**Task instructions**
From the entries that follow, gather each line holding the word "diagram".

**Record excerpts**
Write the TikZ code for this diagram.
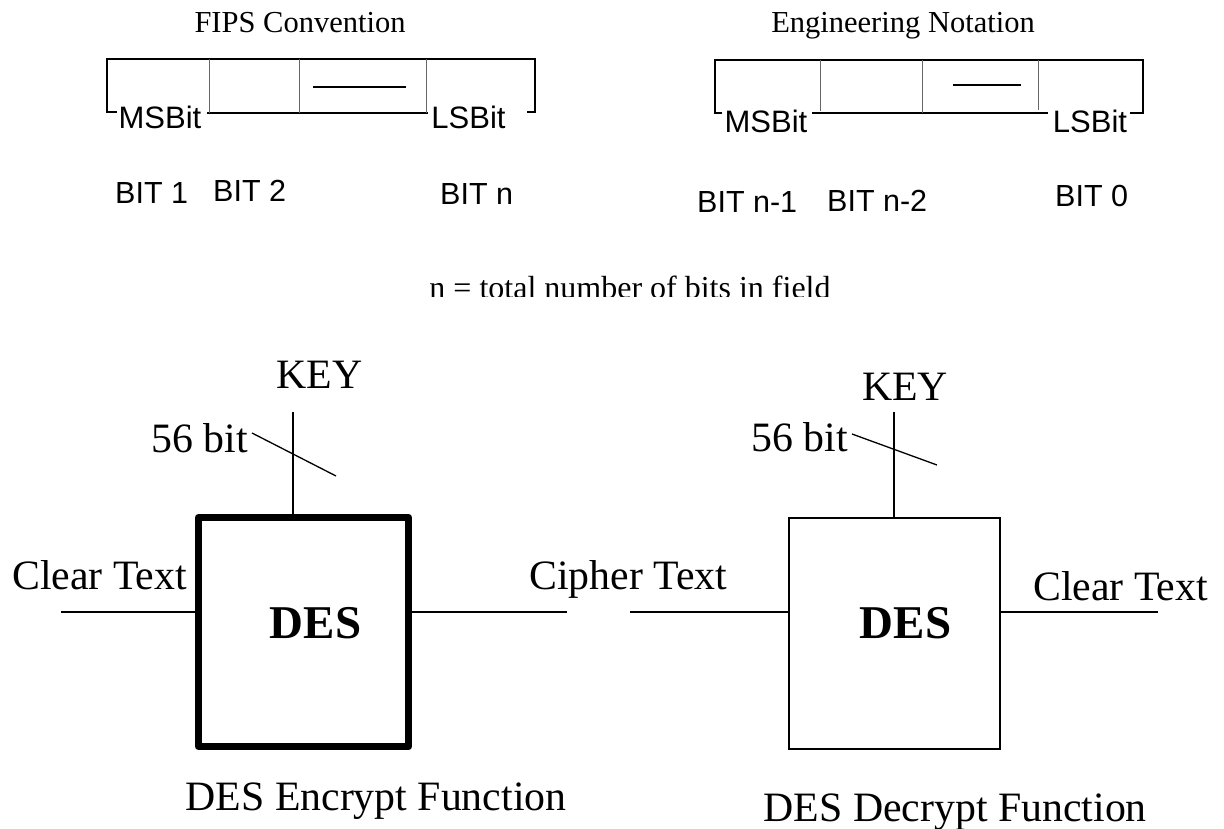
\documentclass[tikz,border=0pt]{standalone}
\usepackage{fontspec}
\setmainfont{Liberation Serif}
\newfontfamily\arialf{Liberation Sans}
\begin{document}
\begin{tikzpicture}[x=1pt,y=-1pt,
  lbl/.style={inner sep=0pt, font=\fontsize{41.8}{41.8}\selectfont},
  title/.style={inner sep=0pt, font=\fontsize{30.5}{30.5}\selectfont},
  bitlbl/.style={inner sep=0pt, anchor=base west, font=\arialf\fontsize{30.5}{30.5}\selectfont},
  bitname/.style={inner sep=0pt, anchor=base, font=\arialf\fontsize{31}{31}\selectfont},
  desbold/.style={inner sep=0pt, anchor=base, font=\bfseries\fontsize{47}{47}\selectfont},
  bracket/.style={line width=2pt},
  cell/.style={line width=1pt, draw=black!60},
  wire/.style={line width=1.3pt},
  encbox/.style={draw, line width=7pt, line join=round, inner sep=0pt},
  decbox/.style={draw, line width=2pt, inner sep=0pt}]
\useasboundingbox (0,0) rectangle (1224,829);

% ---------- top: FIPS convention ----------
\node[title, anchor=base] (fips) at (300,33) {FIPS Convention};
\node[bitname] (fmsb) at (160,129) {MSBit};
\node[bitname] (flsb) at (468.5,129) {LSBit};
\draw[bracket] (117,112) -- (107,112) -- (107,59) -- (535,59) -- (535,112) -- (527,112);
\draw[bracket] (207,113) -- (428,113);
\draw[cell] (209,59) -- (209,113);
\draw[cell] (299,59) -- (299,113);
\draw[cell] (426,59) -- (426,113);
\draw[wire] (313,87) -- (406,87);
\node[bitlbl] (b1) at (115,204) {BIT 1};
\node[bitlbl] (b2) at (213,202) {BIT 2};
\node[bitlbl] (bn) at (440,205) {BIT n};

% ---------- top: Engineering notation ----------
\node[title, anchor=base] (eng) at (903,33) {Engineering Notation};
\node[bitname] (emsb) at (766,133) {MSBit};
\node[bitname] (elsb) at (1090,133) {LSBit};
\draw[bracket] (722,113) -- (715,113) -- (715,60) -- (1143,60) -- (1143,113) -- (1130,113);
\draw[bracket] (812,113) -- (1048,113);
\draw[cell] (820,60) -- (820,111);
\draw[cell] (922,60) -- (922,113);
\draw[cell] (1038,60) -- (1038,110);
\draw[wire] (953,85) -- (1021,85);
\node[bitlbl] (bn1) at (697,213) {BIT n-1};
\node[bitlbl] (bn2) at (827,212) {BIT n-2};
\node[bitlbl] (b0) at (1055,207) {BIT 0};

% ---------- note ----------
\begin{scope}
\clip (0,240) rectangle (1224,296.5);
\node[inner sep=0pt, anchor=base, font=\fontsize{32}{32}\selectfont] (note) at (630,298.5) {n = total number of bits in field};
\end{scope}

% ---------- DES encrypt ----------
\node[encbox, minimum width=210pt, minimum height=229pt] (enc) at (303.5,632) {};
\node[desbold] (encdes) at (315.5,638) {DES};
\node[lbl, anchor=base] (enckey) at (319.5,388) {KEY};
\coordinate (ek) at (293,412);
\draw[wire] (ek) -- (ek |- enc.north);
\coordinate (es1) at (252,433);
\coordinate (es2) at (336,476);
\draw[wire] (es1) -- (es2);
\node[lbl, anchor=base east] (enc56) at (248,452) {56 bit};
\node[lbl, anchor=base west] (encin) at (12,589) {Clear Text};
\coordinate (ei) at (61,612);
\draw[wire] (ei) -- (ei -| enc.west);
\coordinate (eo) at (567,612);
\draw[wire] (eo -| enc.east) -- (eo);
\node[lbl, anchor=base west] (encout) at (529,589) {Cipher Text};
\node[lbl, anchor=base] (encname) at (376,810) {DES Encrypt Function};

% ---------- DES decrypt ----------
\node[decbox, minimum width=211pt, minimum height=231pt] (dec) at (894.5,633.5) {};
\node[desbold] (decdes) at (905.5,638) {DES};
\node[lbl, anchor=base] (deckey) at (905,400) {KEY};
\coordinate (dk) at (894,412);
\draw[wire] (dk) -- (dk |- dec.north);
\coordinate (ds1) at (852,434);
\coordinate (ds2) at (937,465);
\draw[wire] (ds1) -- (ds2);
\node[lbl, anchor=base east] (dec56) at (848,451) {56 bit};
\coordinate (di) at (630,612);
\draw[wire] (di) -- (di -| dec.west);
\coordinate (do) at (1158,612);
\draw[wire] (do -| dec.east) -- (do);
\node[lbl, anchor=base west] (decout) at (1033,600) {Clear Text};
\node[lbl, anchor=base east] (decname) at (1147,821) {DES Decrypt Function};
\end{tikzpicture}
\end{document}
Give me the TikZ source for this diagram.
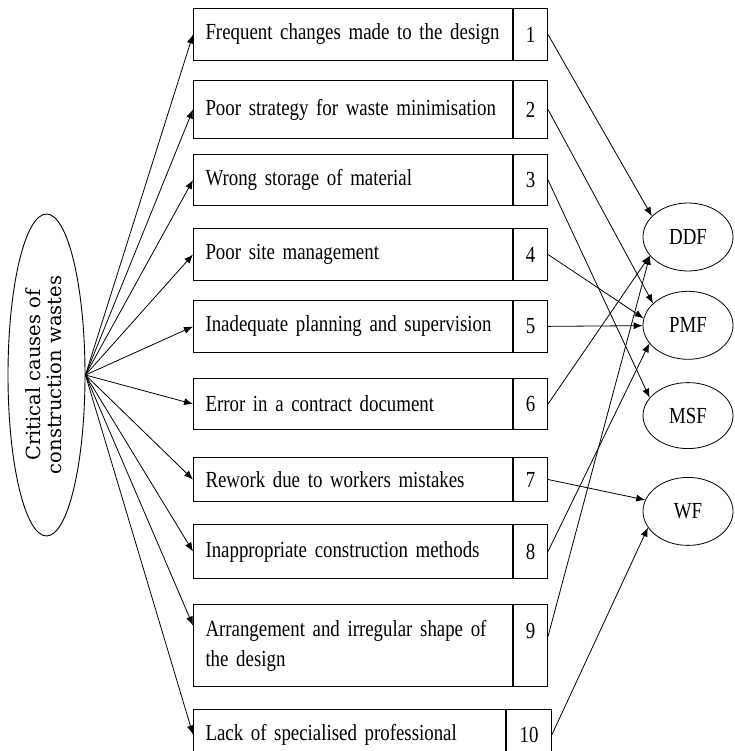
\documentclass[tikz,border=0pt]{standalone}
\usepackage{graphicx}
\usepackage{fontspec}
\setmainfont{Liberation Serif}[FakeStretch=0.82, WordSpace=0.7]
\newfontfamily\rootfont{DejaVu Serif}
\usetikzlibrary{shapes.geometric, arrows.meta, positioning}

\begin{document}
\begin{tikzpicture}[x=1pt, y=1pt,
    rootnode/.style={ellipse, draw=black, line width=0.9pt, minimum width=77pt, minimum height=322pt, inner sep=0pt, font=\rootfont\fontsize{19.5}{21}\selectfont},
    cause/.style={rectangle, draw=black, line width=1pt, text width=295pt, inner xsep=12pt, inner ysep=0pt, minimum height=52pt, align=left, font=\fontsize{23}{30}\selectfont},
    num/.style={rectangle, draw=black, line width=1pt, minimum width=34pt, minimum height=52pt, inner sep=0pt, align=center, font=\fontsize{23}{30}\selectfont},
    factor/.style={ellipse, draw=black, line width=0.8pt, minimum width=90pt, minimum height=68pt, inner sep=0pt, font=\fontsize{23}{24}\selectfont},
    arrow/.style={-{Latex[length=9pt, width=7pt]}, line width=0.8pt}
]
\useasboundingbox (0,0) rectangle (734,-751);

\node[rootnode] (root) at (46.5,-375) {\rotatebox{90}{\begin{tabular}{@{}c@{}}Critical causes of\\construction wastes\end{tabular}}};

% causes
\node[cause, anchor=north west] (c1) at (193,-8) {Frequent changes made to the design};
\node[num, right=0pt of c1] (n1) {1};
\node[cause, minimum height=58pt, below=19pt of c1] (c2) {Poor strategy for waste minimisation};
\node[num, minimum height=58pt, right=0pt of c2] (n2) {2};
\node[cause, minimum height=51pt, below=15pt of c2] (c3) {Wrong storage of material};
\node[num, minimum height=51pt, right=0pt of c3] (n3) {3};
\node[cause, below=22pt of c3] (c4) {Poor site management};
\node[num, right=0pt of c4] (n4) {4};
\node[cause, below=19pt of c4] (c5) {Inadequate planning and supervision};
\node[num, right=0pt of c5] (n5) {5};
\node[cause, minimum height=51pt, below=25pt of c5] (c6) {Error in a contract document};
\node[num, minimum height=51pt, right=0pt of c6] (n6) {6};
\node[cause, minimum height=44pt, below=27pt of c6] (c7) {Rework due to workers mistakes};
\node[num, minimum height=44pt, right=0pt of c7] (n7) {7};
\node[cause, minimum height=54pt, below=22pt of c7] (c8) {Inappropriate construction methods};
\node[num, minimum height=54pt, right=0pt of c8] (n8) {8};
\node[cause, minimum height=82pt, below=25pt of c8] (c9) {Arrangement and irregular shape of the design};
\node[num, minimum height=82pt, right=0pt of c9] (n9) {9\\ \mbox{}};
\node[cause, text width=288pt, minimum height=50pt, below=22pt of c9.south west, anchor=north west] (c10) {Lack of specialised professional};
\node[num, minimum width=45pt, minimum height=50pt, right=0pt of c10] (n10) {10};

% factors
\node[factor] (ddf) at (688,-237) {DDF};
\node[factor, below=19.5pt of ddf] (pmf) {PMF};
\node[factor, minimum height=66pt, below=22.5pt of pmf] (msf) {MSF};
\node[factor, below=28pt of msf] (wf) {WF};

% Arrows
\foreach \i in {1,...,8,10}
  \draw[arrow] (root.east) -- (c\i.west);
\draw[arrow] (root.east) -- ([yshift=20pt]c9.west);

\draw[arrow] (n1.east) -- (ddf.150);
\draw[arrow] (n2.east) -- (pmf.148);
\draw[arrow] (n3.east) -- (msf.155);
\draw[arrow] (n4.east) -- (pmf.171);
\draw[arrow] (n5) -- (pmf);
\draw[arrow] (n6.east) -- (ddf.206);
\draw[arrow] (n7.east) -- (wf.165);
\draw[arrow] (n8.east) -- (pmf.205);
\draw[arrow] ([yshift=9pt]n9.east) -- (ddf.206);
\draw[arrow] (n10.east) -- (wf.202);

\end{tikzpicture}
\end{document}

**Solution**
Write the TikZ code for this diagram.
Give me the TikZ source for this diagram.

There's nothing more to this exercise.